**Written problem**
Among the records that follow, find the line with "What Bokeh code" and the line with "from bokeh.resources import INLINE". Set down those lines and all lines between them exactly, without adding anything.

**Rows from a dataset of charts and code**

◆ ◆ ◆ ◆ ◆

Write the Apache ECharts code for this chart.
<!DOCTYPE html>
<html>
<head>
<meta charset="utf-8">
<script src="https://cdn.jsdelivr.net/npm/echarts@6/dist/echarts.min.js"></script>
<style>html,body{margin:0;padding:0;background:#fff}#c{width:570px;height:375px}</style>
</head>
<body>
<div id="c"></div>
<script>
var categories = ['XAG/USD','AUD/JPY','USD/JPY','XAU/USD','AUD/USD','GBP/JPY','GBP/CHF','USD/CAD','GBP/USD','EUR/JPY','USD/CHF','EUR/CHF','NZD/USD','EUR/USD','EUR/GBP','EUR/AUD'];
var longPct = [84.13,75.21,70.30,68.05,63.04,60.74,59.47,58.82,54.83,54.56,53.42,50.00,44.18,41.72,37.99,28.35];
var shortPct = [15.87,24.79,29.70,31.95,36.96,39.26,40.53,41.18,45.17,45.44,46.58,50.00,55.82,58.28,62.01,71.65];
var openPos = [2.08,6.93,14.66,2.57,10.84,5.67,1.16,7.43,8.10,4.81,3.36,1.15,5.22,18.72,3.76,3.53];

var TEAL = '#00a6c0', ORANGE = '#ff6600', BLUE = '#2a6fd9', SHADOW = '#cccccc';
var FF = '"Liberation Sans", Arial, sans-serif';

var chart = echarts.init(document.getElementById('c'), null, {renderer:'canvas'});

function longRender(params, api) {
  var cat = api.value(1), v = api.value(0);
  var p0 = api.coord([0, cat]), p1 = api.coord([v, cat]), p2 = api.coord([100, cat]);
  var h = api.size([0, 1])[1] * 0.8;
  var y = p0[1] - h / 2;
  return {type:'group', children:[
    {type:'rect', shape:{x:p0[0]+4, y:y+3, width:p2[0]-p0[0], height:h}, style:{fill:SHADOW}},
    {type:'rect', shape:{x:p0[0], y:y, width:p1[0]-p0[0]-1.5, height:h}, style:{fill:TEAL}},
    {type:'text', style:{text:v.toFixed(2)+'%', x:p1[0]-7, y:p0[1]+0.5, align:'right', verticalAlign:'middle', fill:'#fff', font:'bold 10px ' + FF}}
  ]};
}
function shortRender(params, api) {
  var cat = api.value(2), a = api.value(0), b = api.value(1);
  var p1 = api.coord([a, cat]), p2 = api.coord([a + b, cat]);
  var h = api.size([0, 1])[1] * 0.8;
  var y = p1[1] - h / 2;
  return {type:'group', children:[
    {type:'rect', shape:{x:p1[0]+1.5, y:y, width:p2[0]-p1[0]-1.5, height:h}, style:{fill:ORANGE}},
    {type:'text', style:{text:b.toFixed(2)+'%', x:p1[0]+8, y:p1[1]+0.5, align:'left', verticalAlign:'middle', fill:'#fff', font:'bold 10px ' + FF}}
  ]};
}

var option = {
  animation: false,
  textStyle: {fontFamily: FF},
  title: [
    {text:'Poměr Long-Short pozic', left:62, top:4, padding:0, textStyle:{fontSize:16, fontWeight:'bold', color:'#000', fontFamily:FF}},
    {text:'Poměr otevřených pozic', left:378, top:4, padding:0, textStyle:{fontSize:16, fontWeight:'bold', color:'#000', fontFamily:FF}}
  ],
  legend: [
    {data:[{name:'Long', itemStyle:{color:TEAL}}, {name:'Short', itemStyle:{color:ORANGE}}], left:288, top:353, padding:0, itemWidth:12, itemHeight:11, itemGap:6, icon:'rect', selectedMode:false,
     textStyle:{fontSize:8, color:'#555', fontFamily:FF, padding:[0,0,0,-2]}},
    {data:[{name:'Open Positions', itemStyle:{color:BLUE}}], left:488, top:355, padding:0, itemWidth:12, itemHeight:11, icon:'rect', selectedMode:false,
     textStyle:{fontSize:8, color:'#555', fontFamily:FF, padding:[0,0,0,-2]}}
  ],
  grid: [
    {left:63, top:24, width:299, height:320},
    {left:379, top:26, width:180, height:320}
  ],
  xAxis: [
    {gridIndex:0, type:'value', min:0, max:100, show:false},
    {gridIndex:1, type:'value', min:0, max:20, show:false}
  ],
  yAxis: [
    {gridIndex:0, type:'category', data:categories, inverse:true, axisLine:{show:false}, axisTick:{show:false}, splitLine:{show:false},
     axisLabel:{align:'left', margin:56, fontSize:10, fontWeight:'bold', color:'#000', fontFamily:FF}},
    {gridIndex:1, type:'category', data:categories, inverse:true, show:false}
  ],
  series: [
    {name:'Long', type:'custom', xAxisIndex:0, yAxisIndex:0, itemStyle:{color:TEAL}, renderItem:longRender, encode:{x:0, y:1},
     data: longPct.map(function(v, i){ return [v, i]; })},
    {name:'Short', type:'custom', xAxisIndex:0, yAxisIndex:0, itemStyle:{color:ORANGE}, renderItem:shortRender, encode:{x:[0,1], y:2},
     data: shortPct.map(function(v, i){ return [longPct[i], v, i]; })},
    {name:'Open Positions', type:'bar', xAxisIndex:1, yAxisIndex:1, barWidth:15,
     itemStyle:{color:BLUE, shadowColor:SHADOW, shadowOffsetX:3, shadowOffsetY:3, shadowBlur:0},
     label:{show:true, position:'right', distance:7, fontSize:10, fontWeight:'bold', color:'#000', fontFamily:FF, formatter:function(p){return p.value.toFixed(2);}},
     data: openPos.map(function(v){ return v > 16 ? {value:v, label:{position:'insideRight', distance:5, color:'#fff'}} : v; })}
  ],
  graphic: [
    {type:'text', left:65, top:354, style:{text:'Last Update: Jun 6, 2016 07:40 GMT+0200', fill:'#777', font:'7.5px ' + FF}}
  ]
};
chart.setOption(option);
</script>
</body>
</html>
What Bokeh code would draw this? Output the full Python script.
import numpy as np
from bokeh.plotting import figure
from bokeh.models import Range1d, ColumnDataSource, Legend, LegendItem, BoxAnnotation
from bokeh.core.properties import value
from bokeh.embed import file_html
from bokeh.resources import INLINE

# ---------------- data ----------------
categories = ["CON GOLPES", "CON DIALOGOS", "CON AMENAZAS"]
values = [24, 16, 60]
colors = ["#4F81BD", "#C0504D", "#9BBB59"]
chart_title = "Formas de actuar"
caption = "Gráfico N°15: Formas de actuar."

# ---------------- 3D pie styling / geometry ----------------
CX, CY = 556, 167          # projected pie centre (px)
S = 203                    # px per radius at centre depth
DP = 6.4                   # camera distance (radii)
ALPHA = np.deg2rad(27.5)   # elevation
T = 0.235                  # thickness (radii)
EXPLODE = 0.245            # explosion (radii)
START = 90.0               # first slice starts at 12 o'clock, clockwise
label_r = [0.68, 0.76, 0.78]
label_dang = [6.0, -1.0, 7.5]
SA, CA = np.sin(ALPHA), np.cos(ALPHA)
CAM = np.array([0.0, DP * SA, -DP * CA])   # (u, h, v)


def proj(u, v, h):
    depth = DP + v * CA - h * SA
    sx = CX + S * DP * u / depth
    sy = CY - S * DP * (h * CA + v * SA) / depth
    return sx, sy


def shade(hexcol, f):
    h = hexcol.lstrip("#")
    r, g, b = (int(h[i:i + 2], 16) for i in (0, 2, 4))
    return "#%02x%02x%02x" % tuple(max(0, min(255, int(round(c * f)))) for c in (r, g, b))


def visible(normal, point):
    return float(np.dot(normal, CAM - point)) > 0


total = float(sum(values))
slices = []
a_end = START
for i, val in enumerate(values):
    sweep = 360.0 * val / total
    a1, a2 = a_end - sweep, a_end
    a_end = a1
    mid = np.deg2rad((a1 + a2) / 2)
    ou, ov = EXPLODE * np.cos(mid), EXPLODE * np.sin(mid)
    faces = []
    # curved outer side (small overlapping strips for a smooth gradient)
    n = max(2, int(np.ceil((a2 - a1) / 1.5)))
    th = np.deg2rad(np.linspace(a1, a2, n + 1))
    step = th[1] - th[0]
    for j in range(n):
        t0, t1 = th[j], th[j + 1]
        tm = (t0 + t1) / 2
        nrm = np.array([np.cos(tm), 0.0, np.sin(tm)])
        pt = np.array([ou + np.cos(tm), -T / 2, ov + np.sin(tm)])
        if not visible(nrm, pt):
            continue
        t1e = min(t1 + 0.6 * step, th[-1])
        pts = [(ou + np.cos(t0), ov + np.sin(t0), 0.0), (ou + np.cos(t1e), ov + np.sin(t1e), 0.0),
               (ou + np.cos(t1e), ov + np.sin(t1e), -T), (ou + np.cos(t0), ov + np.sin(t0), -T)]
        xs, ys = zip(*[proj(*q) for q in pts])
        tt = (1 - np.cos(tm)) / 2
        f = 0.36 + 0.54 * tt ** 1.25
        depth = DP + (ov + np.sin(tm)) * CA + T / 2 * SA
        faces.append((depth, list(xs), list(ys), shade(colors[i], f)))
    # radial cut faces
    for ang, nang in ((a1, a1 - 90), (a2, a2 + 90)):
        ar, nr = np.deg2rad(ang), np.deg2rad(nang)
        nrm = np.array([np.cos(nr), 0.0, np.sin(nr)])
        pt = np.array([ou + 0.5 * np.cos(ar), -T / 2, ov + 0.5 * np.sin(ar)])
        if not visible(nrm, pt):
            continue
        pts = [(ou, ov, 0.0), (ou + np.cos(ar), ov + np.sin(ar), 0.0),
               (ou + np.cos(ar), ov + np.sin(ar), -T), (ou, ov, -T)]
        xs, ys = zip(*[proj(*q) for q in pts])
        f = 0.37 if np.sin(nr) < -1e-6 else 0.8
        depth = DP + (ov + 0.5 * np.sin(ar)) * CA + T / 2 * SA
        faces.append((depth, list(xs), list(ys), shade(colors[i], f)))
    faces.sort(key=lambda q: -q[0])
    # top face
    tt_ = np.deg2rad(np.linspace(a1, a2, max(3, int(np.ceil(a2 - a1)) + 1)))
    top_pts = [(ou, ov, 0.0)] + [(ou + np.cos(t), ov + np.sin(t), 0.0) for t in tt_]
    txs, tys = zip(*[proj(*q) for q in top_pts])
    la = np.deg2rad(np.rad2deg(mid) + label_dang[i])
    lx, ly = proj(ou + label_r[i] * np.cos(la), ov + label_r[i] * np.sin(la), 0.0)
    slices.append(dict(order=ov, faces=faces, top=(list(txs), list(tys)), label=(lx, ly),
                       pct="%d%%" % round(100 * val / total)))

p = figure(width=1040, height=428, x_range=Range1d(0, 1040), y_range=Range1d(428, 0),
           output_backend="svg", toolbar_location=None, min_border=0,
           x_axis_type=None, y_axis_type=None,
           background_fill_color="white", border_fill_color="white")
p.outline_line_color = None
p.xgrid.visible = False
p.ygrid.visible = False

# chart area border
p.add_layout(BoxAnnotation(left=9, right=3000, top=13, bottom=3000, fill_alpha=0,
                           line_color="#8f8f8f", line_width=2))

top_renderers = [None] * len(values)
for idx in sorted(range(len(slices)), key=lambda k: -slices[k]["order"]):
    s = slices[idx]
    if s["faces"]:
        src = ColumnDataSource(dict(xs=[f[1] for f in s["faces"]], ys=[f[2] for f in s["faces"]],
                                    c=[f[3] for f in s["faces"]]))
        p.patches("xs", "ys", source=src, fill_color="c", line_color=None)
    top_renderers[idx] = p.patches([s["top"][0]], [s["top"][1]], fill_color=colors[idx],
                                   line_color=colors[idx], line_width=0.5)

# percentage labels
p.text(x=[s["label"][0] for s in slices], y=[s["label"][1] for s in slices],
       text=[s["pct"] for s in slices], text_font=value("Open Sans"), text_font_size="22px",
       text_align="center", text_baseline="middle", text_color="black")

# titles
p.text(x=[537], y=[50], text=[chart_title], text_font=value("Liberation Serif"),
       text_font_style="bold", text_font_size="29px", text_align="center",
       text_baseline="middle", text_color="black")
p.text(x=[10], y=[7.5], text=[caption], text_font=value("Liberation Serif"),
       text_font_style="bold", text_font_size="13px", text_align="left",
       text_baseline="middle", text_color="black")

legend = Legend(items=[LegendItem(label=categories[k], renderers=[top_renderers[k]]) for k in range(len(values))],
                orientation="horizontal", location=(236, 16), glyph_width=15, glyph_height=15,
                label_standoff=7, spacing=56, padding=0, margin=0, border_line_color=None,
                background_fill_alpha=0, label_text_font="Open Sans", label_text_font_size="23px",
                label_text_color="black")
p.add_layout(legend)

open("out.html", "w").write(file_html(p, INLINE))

◆ ◆ ◆ ◆ ◆

**Complete response**
What Bokeh code would draw this? Output the full Python script.
import numpy as np
from bokeh.plotting import figure
from bokeh.models import Range1d, ColumnDataSource, Legend, LegendItem, BoxAnnotation
from bokeh.core.properties import value
from bokeh.embed import file_html
from bokeh.resources import INLINE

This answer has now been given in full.